**Directions for this task**
Give all the lines below again, exactly, with no pictures.

**Data extract**
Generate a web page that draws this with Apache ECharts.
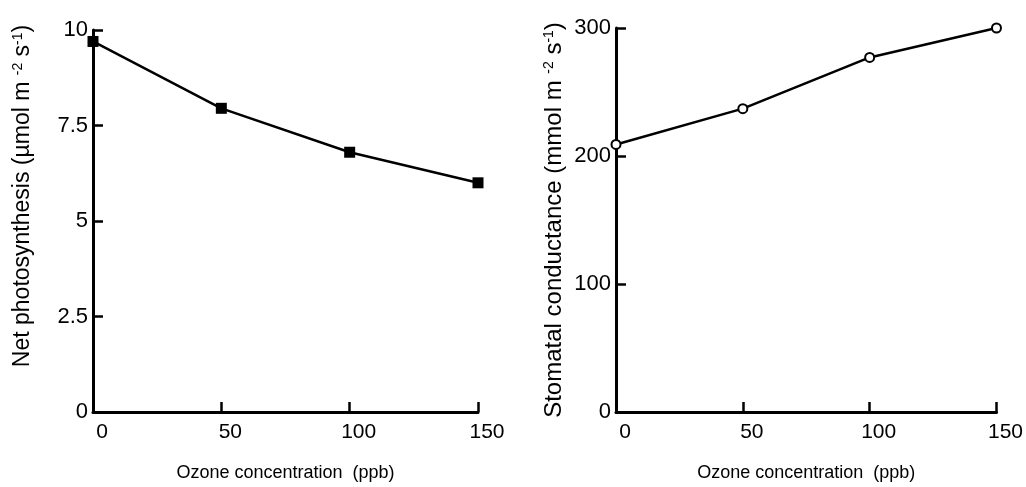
<!DOCTYPE html>
<html>
<head>
<meta charset="utf-8">
<script src="https://cdn.jsdelivr.net/npm/echarts@6/dist/echarts.min.js"></script>
<style>
html,body{margin:0;padding:0;background:#fff;}
#chart{width:1026px;height:487px;}
</style>
</head>
<body>
<div id="chart"></div>
<script>
// ozone levels (ppb)
var ozone = [0, 50, 100, 150];
// net photosynthesis, umol m-2 s-1
var photosynthesis = [9.7, 7.95, 6.8, 6.0];
// stomatal conductance, mmol m-2 s-1
var conductance = [209, 237, 277, 300];

var xTitle = 'Ozone concentration  (ppb)';
var font = '"Liberation Sans", Arial, sans-serif';

var chart = echarts.init(document.getElementById('chart'));

function pairs(xs, ys){
    return xs.map(function(x, i){ return [x, ys[i]]; });
}

var axisLine = {show: true, onZero: false, lineStyle: {color: '#000', width: 3}};
var axisTick = {show: true, inside: true, length: 10, lineStyle: {color: '#000', width: 2.5}};
var supRich = {
    sup: {fontSize: 14, fontFamily: font, color: '#000', verticalAlign: 'top', padding: [0, 0, 10, 0]}
};

function xAxis(idx){
    return {
        type: 'value', gridIndex: idx, min: 0, max: 150, interval: 50,
        axisLine: axisLine, axisTick: axisTick, splitLine: {show: false},
        axisLabel: {color: '#000', fontSize: 21, fontFamily: font, margin: 10, padding: [0, 0, 0, 18]},
        name: xTitle, nameLocation: 'middle', nameGap: 52,
        nameTextStyle: {color: '#000', fontSize: 18, fontFamily: font}
    };
}

var option = {
    backgroundColor: '#fff',
    animation: false,
    grid: [
        {left: 93, top: 30, width: 385, height: 382},
        {left: 616, top: 28, width: 385, height: 384}
    ],
    xAxis: [xAxis(0), xAxis(1)],
    yAxis: [
        {
            type: 'value', gridIndex: 0, min: 0, max: 10, interval: 2.5,
            axisLine: axisLine, axisTick: axisTick, splitLine: {show: false},
            axisLabel: {color: '#000', fontSize: 22, fontFamily: font, margin: 5, padding: [0, 0, 10, 0]},
            name: 'Net photosynthesis (\u00b5mol m {sup|-2} s{sup|-1})',
            nameLocation: 'middle', nameGap: 58,
            nameTextStyle: {color: '#000', fontSize: 23, fontFamily: font, padding: [0, 0, 0, 50], rich: supRich}
        },
        {
            type: 'value', gridIndex: 1, min: 0, max: 300, interval: 100,
            axisLine: axisLine, axisTick: axisTick, splitLine: {show: false},
            axisLabel: {color: '#000', fontSize: 22, fontFamily: font, margin: 5, padding: [0, 0, 10, 0]},
            name: 'Stomatal conductance (mmol m {sup|-2} s{sup|-1})',
            nameLocation: 'middle', nameGap: 50,
            nameTextStyle: {color: '#000', fontSize: 24, fontFamily: font, rich: supRich}
        }
    ],
    series: [
        {
            type: 'line', xAxisIndex: 0, yAxisIndex: 0,
            data: pairs(ozone, photosynthesis),
            symbol: 'rect', symbolSize: 11,
            lineStyle: {color: '#000', width: 2.5},
            itemStyle: {color: '#000'}
        },
        {
            type: 'line', xAxisIndex: 1, yAxisIndex: 1,
            data: pairs(ozone, conductance),
            symbol: 'circle', symbolSize: 9,
            lineStyle: {color: '#000', width: 2.5},
            itemStyle: {color: '#fff', borderColor: '#000', borderWidth: 2}
        }
    ]
};

chart.setOption(option);
</script>
</body>
</html>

**Expected answer**
Generate a web page that draws this with Apache ECharts.
<!DOCTYPE html>
<html>
<head>
<meta charset="utf-8">
<script src="https://cdn.jsdelivr.net/npm/echarts@6/dist/echarts.min.js"></script>
<style>
html,body{margin:0;padding:0;background:#fff;}
#chart{width:1026px;height:487px;}
</style>
</head>
<body>
<div id="chart"></div>
<script>
// ozone levels (ppb)
var ozone = [0, 50, 100, 150];
// net photosynthesis, umol m-2 s-1
var photosynthesis = [9.7, 7.95, 6.8, 6.0];
// stomatal conductance, mmol m-2 s-1
var conductance = [209, 237, 277, 300];

var xTitle = 'Ozone concentration  (ppb)';
var font = '"Liberation Sans", Arial, sans-serif';

var chart = echarts.init(document.getElementById('chart'));

function pairs(xs, ys){
    return xs.map(function(x, i){ return [x, ys[i]]; });
}

var axisLine = {show: true, onZero: false, lineStyle: {color: '#000', width: 3}};
var axisTick = {show: true, inside: true, length: 10, lineStyle: {color: '#000', width: 2.5}};
var supRich = {
    sup: {fontSize: 14, fontFamily: font, color: '#000', verticalAlign: 'top', padding: [0, 0, 10, 0]}
};

function xAxis(idx){
    return {
        type: 'value', gridIndex: idx, min: 0, max: 150, interval: 50,
        axisLine: axisLine, axisTick: axisTick, splitLine: {show: false},
        axisLabel: {color: '#000', fontSize: 21, fontFamily: font, margin: 10, padding: [0, 0, 0, 18]},
        name: xTitle, nameLocation: 'middle', nameGap: 52,
        nameTextStyle: {color: '#000', fontSize: 18, fontFamily: font}
    };
}

var option = {
    backgroundColor: '#fff',
    animation: false,
    grid: [
        {left: 93, top: 30, width: 385, height: 382},
        {left: 616, top: 28, width: 385, height: 384}
    ],
    xAxis: [xAxis(0), xAxis(1)],
    yAxis: [
        {
            type: 'value', gridIndex: 0, min: 0, max: 10, interval: 2.5,
            axisLine: axisLine, axisTick: axisTick, splitLine: {show: false},
            axisLabel: {color: '#000', fontSize: 22, fontFamily: font, margin: 5, padding: [0, 0, 10, 0]},
            name: 'Net photosynthesis (\u00b5mol m {sup|-2} s{sup|-1})',
            nameLocation: 'middle', nameGap: 58,
            nameTextStyle: {color: '#000', fontSize: 23, fontFamily: font, padding: [0, 0, 0, 50], rich: supRich}
        },
        {
            type: 'value', gridIndex: 1, min: 0, max: 300, interval: 100,
            axisLine: axisLine, axisTick: axisTick, splitLine: {show: false},
            axisLabel: {color: '#000', fontSize: 22, fontFamily: font, margin: 5, padding: [0, 0, 10, 0]},
            name: 'Stomatal conductance (mmol m {sup|-2} s{sup|-1})',
            nameLocation: 'middle', nameGap: 50,
            nameTextStyle: {color: '#000', fontSize: 24, fontFamily: font, rich: supRich}
        }
    ],
    series: [
        {
            type: 'line', xAxisIndex: 0, yAxisIndex: 0,
            data: pairs(ozone, photosynthesis),
            symbol: 'rect', symbolSize: 11,
            lineStyle: {color: '#000', width: 2.5},
            itemStyle: {color: '#000'}
        },
        {
            type: 'line', xAxisIndex: 1, yAxisIndex: 1,
            data: pairs(ozone, conductance),
            symbol: 'circle', symbolSize: 9,
            lineStyle: {color: '#000', width: 2.5},
            itemStyle: {color: '#fff', borderColor: '#000', borderWidth: 2}
        }
    ]
};

chart.setOption(option);
</script>
</body>
</html>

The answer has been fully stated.